Thursday 7 November 2013

A Lovely Day at Art Class

Today I went to Vanda's for our art class with the girls.

Vanda made a profound remark about my drawings of objects.  I draw like a sculptor.  What interests me is the representation of form. I work in 2D, but I like to represent a 3D object.  This was a lightbulb moment.  Therefore, if my fine line drawings are how I represent form, this is what I need to continue doing.  This is how I represent form.  And if I get anxious about how far to push building up the tonal value, do a few images and photograph them every 5 minutes to see when I usually wreck them.  Then in future I know when to stop!!  And don't worry about texture, just concentrate on form.  I am an under-graduate, so I just need to explore one thing thoroughly.

Vanda also recommended I seek out the Museum of Domestic Architecture - it used to be at Middlesex Uni and closed a couple of years ago, but has reopened somewhere.

I need to look at Helen Carnac ( whose work I saw at CAA Gallery) and Charlotte Brown (whose lead medal I liked at the Pinpoint exhibition.

We had a discussion about the difference between Applied and Fine Art.  Vanda's definition is:

- Applied Art is related to the body: worn; carried; held; used; interacted

- Fine Art is distanced from the body.

- Artist Textiles sit in the middle ground between the two (where I label the area "hard work")

We did some lovely exercises today.  The first was where Vanda described an image, which was unseen to us, and we had to draw according to the instructions.  It turned out to be a landscape of a heath, but was great fun to draw.  Then we each had to be the one describing the image, and discovered the difference of working hard to draw in line with the instructions, and working hard to give the instructions to draw the image!  Both are difficult.  And Fun!  It helped considerably if you described the energy of the marks that you could see.

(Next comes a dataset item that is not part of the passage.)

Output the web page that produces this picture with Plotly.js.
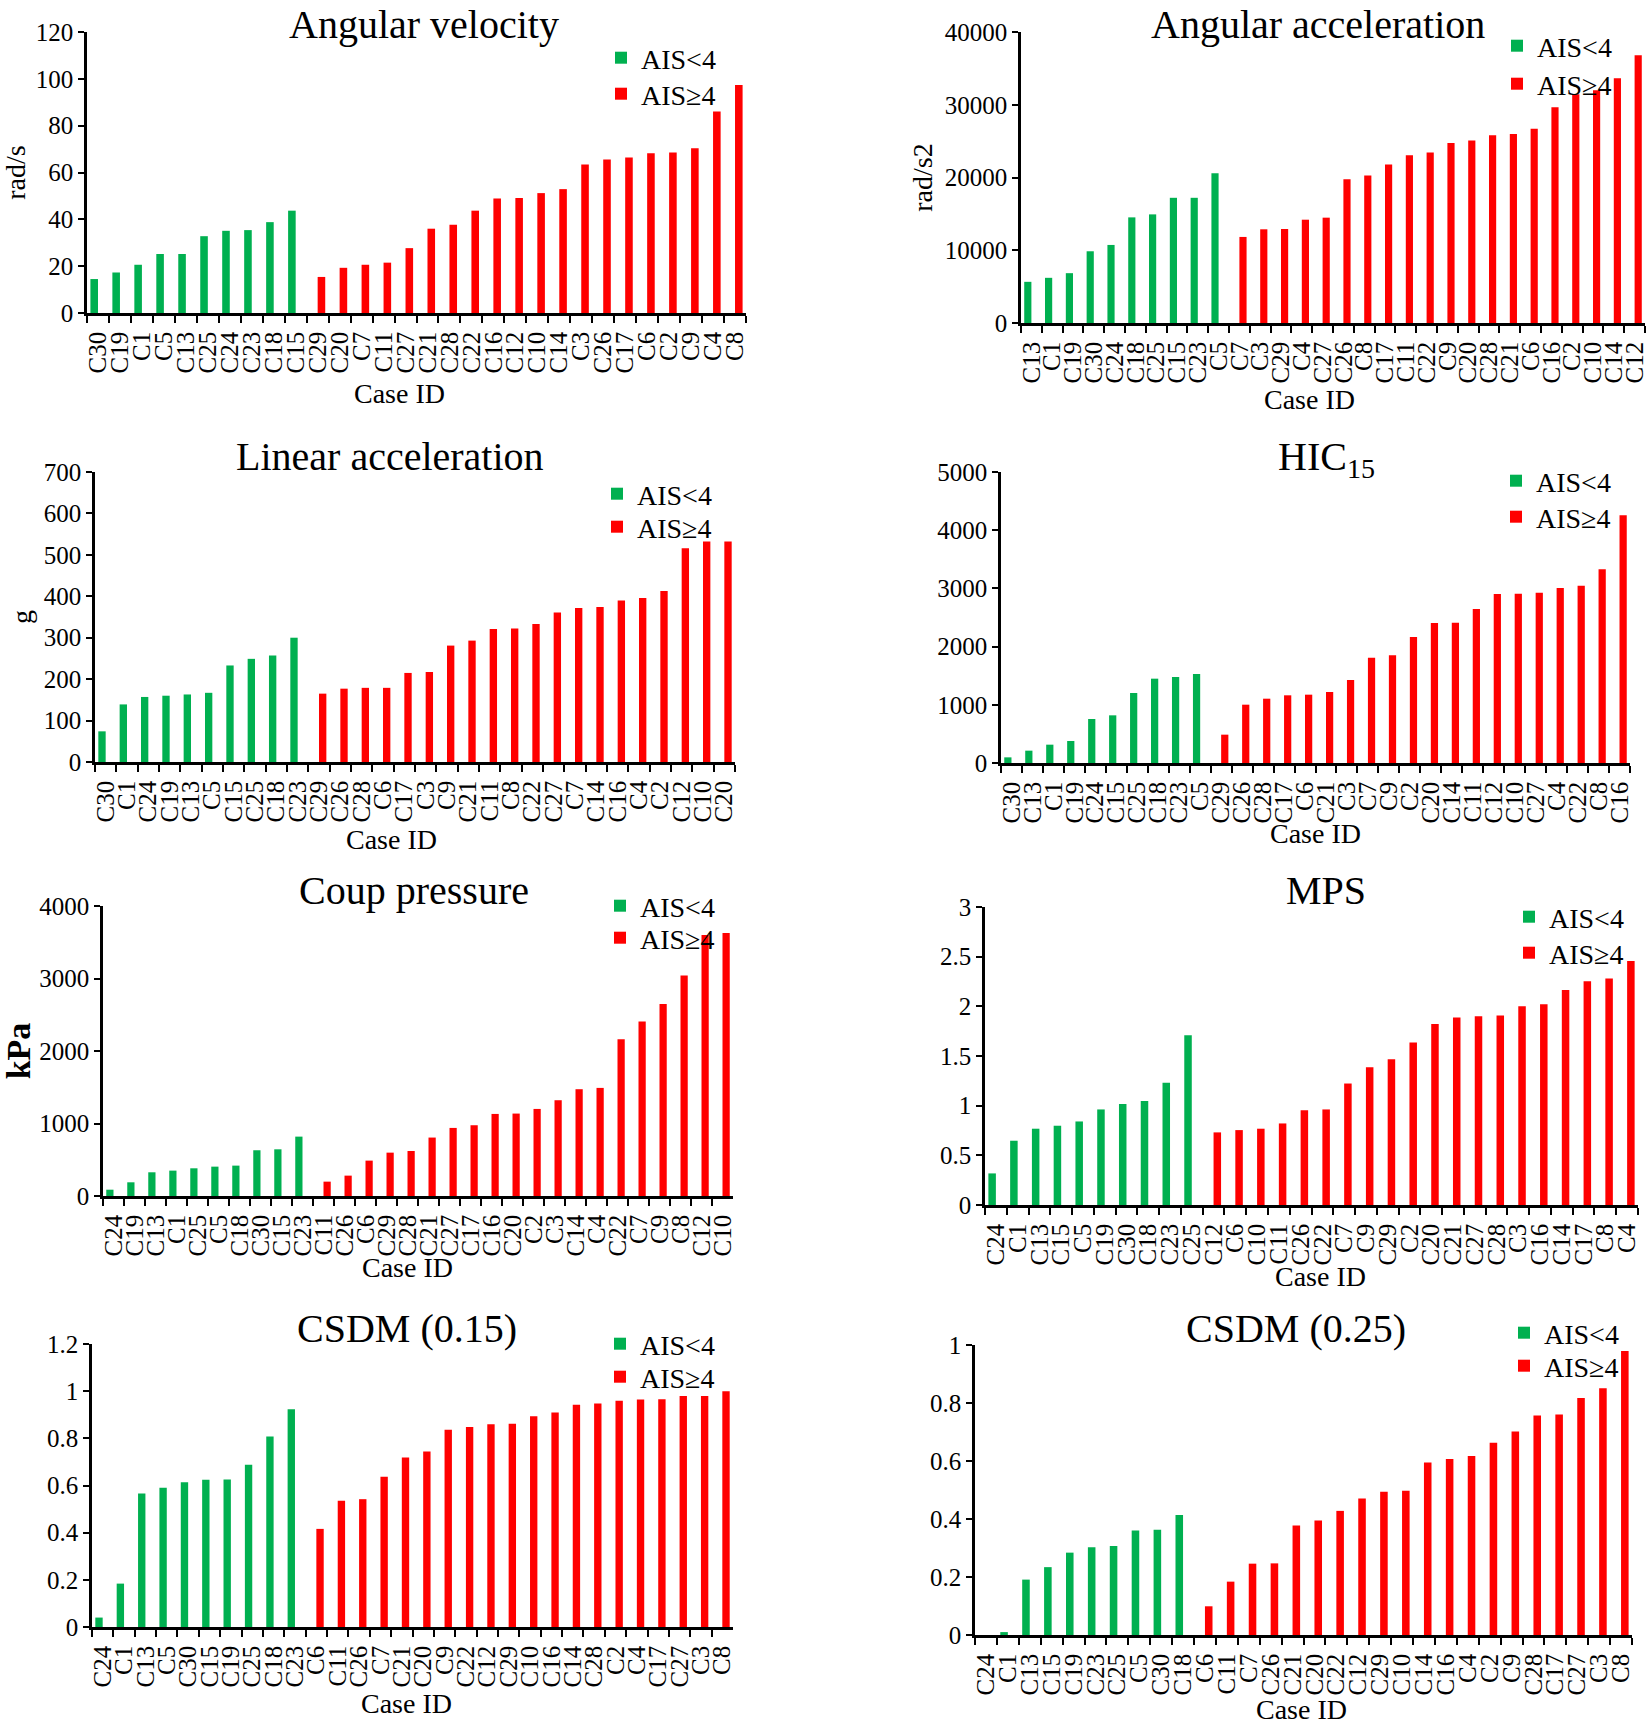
<!DOCTYPE html>
<html>
<head>
<meta charset="utf-8">
<script src="https://cdn.plot.ly/plotly-3.0.1.min.js"></script>
<style>
html,body{margin:0;padding:0;background:#fff;}
#chart{width:1650px;height:1729px;}
</style>
</head>
<body>
<div id="chart"></div>
<script>
// ---------- DATA ----------
// Angular velocity (rad/s)
const avLowIds  = ['C30','C19','C1','C5','C13','C25','C24','C23','C18','C15'];
const avLowVals = [14.5,17.3,20.6,25.2,25.2,32.8,35.1,35.4,38.8,43.7];
const avHighIds  = ['C29','C20','C7','C11','C27','C21','C28','C22','C16','C12','C10','C14','C3','C26','C17','C6','C2','C9','C4','C8'];
const avHighVals = [15.4,19.3,20.6,21.5,27.7,36.0,37.7,43.7,48.9,49.1,51.2,52.9,63.4,65.5,66.4,68.2,68.5,70.4,86.0,97.4];

// Angular acceleration (rad/s2)
const aaLowIds  = ['C13','C1','C19','C30','C24','C18','C25','C15','C23','C5'];
const aaLowVals = [5660,6210,6850,9860,10730,14520,14930,17210,17210,20590];
const aaHighIds  = ['C7','C3','C29','C4','C27','C26','C8','C17','C11','C22','C9','C20','C28','C21','C6','C16','C2','C10','C14','C12'];
const aaHighVals = [11830,12880,12920,14200,14480,19770,20270,21780,23060,23430,24750,25070,25800,25980,26710,29640,31460,32010,33650,36800];

// Linear acceleration (g)
const laLowIds  = ['C30','C1','C24','C19','C13','C5','C15','C25','C18','C23'];
const laLowVals = [74,139,157,160,163,167,233,249,257,300];
const laHighIds  = ['C29','C26','C28','C6','C17','C3','C9','C21','C11','C8','C22','C27','C7','C14','C16','C4','C2','C12','C10','C20'];
const laHighVals = [165,177,179,179,215,217,281,293,321,322,333,361,372,374,390,396,413,516,532,532];

// HIC15
const hicLowIds  = ['C30','C13','C1','C19','C24','C15','C25','C18','C23','C5'];
const hicLowVals = [97,212,315,378,756,819,1203,1449,1478,1529];
const hicHighIds  = ['C29','C26','C28','C17','C6','C21','C3','C7','C9','C2','C20','C14','C11','C12','C10','C27','C4','C22','C8','C16'];
const hicHighVals = [487,1002,1105,1163,1174,1220,1426,1810,1850,2165,2405,2411,2646,2904,2910,2927,3007,3047,3328,4255];

// Coup pressure (kPa)
const cpLowIds  = ['C24','C19','C13','C1','C25','C5','C18','C30','C15','C23'];
const cpLowVals = [87,189,327,350,382,405,419,631,644,819];
const cpHighIds  = ['C11','C26','C6','C29','C28','C21','C27','C17','C16','C20','C2','C3','C14','C4','C22','C7','C9','C8','C12','C10'];
const cpHighVals = [198,281,488,598,621,806,939,976,1132,1137,1201,1321,1473,1491,2163,2407,2647,3043,3600,3627];

// MPS
const mpsLowIds  = ['C24','C1','C13','C15','C5','C19','C30','C18','C23','C25'];
const mpsLowVals = [0.318,0.647,0.768,0.798,0.841,0.962,1.016,1.046,1.230,1.710];
const mpsHighIds  = ['C12','C6','C10','C11','C26','C22','C7','C9','C29','C2','C20','C21','C27','C28','C3','C16','C14','C17','C8','C4'];
const mpsHighVals = [0.731,0.754,0.768,0.821,0.955,0.962,1.223,1.388,1.468,1.636,1.823,1.887,1.901,1.907,2.001,2.021,2.165,2.253,2.279,2.457];

// CSDM (0.15)
const c15LowIds  = ['C24','C1','C13','C5','C30','C15','C19','C25','C18','C23'];
const c15LowVals = [0.040,0.184,0.566,0.590,0.614,0.624,0.625,0.688,0.808,0.923];
const c15HighIds  = ['C6','C11','C26','C7','C21','C20','C9','C22','C12','C29','C10','C16','C14','C28','C2','C4','C17','C27','C3','C8'];
const c15HighVals = [0.416,0.535,0.542,0.637,0.719,0.744,0.836,0.848,0.860,0.862,0.894,0.910,0.942,0.948,0.959,0.965,0.966,0.979,0.980,1.000];

// CSDM (0.25)
const c25LowIds  = ['C24','C1','C13','C15','C19','C23','C25','C5','C30','C18'];
const c25LowVals = [0,0.010,0.191,0.234,0.284,0.303,0.307,0.360,0.363,0.414];
const c25HighIds  = ['C6','C11','C7','C26','C21','C20','C22','C12','C29','C10','C14','C16','C4','C2','C9','C28','C17','C27','C3','C8'];
const c25HighVals = [0.099,0.184,0.246,0.247,0.378,0.395,0.428,0.471,0.494,0.497,0.595,0.607,0.617,0.663,0.702,0.757,0.760,0.817,0.851,0.979];

const lowName = 'AIS&lt;4';
const highName = 'AIS≥4';
const xTitle = 'Case ID';

// ---------- LAYOUT ----------
const W = 1650, H = 1729;
const FONT = 'Liberation Serif, Times New Roman, serif';
const GREEN = '#00B050', RED = '#FF0000';
const BARW = 0.345;   // bar width in category units

// rect: [left, right, top(y max), bottom(y=0)] px; tpos: title centre x / top y;
// xt: "Case ID" centre; leg: [symbol x, green y, red y]
const panels = [
  {lo:[avLowIds,avLowVals], hi:[avHighIds,avHighVals], title:'Angular velocity', ytitle:'rad/s', max:120, dtick:20,
   rect:[87,746,32,313], tpos:[424,0], xt:[399,394], leg:[619,58,94]},
  {lo:[aaLowIds,aaLowVals], hi:[aaHighIds,aaHighVals], title:'Angular acceleration', ytitle:'rad/s2', max:40000, dtick:10000,
   rect:[1021,1645,32,323], tpos:[1318,0], xt:[1309,399], leg:[1515,46,84]},
  {lo:[laLowIds,laLowVals], hi:[laHighIds,laHighVals], title:'Linear acceleration', ytitle:'g', max:700, dtick:100,
   rect:[95,735,472,762], tpos:[390,432], xt:[391,839], leg:[615,494,527]},
  {lo:[hicLowIds,hicLowVals], hi:[hicHighIds,hicHighVals], title:'HIC<sub>15</sub>', ytitle:'', max:5000, dtick:1000,
   rect:[1001,1630,472,763], tpos:[1326,432], xt:[1315,833], leg:[1514,481,517]},
  {lo:[cpLowIds,cpLowVals], hi:[cpHighIds,cpHighVals], title:'Coup pressure', ytitle:'<b>kPa</b>', max:4000, dtick:1000,
   rect:[103,733,906,1196], tpos:[414,866], xt:[407,1267], leg:[618,906,938]},
  {lo:[mpsLowIds,mpsLowVals], hi:[mpsHighIds,mpsHighVals], title:'MPS', ytitle:'', max:3, dtick:0.5,
   rect:[985,1638,907,1205], tpos:[1326,866], xt:[1320,1276], leg:[1527,917,953]},
  {lo:[c15LowIds,c15LowVals], hi:[c15HighIds,c15HighVals], title:'CSDM (0.15)', ytitle:'', max:1.2, dtick:0.2,
   rect:[92,733,1344,1627], tpos:[407,1304], xt:[406,1703], leg:[618,1344,1377]},
  {lo:[c25LowIds,c25LowVals], hi:[c25HighIds,c25HighVals], title:'CSDM (0.25)', ytitle:'', max:1, dtick:0.2,
   rect:[975,1632,1345,1635], tpos:[1296,1304], xt:[1301,1709], leg:[1522,1333,1366]}
];

const data = [];
const layout = {
  width: W, height: H,
  margin: {l:0, r:0, t:0, b:0},
  paper_bgcolor: '#fff', plot_bgcolor: '#fff',
  font: {family: FONT, color: '#000', size: 26},
  barmode: 'overlay',
  annotations: [],
  showlegend: true
};

function legendBox(sx, sy) {
  return {
    x:(sx-18)/W, y:1-(sy-25)/H, xanchor:'left', yanchor:'top',
    bgcolor:'rgba(0,0,0,0)', borderwidth:0, font:{size:28, family:FONT, color:'#000'},
    itemwidth:30
  };
}

panels.forEach((p, i) => {
  const n = i === 0 ? '' : String(i + 1);
  const legLo = 'legend' + (i === 0 ? '' : String(2*i + 1));
  const legHi = 'legend' + String(2*i + 2);
  const [x0, x1, yt, yb] = p.rect;
  data.push({
    type:'bar', x:p.lo[0], y:p.lo[1], name:lowName, marker:{color:GREEN},
    width:BARW, offset:-BARW,
    xaxis:'x'+n, yaxis:'y'+n, legend:legLo, hoverinfo:'x+y'
  });
  data.push({
    type:'bar', x:p.hi[0], y:p.hi[1], name:highName, marker:{color:RED},
    width:BARW, offset:0,
    xaxis:'x'+n, yaxis:'y'+n, legend:legHi, hoverinfo:'x+y'
  });
  layout['xaxis'+n] = {
    domain:[x0/W, x1/W], anchor:'y'+n, type:'category',
    categoryorder:'array', categoryarray:p.lo[0].concat(p.hi[0]),
    range:[-0.5, 29.5], tickmode:'linear', tick0:0, dtick:1,
    tickson:'boundaries', ticks:'outside', ticklen:7, tickwidth:2, tickcolor:'#000',
    showline:true, linecolor:'#000', linewidth:2.5, showgrid:false, zeroline:false,
    tickangle:-90, ticklabelstandoff:6, tickfont:{size:25, family:FONT, color:'#000'}
  };
  const ya = {
    domain:[1 - yb/H, 1 - yt/H], anchor:'x'+n,
    range:[0, p.max], tickmode:'linear', tick0:0, dtick:p.dtick,
    ticks:'outside', ticklen:6, tickwidth:2, tickcolor:'#000',
    showline:true, linecolor:'#000', linewidth:2.5, showgrid:false, zeroline:false,
    tickfont:{size:25, family:FONT, color:'#000'}
  };
  if (p.max >= 1000) ya.tickformat = 'd';
  if (p.ytitle) {
    ya.title = {text:p.ytitle, font:{size:p.ytitle.indexOf('kPa')>=0 ? 34 : 28, family:FONT, color:'#000'}, standoff:4};
  }
  layout['yaxis'+n] = ya;
  layout[legLo] = legendBox(p.leg[0], p.leg[1]);
  layout[legHi] = legendBox(p.leg[0], p.leg[2]);
  layout.annotations.push({
    xref:'paper', yref:'paper', x:p.tpos[0]/W, y:1-p.tpos[1]/H,
    xanchor:'center', yanchor:'top', showarrow:false,
    text:p.title, font:{size:40, family:FONT, color:'#000'}
  });
  layout.annotations.push({
    xref:'paper', yref:'paper', x:p.xt[0]/W, y:1-p.xt[1]/H,
    xanchor:'center', yanchor:'middle', showarrow:false,
    text:xTitle, font:{size:28, family:FONT, color:'#000'}
  });
});

Plotly.newPlot('chart', data, layout, {displayModeBar:false, responsive:false});
</script>
</body>
</html>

Drawn from Karin's description of a landscape

Drawn from Vanda's description of a landscape
Drawn from Jane's  description of a Turner stormy skycap

After lunch we followed the energy theme.  We had to draw an object, first calmly, then vigorously.  Vanda gave me a sieve.  The calm version was a disaster.  I cannot draw good lines very slowly.  They go all trembly and indecisive. It needed a few little areas of cross hatching to suggest the mesh but I had run out of time.  However once I got onto the energetic drawing, it was a lot more confident.  A bit wonky as usual, and the mesh of the sieve gave me a few problems, but once I had built up layers of cross hatching I felt free and uninhibited, and not hidebound by needing to be accurate.  The mesh of the sieve still needs a few more versions to become fluent, but it no longer fazes me.  

Slightly scruffier than my usual style, but I quite like the free quality of it.
Unsurprisingly I concluded that my drawing style is more naturally energetic, than calm!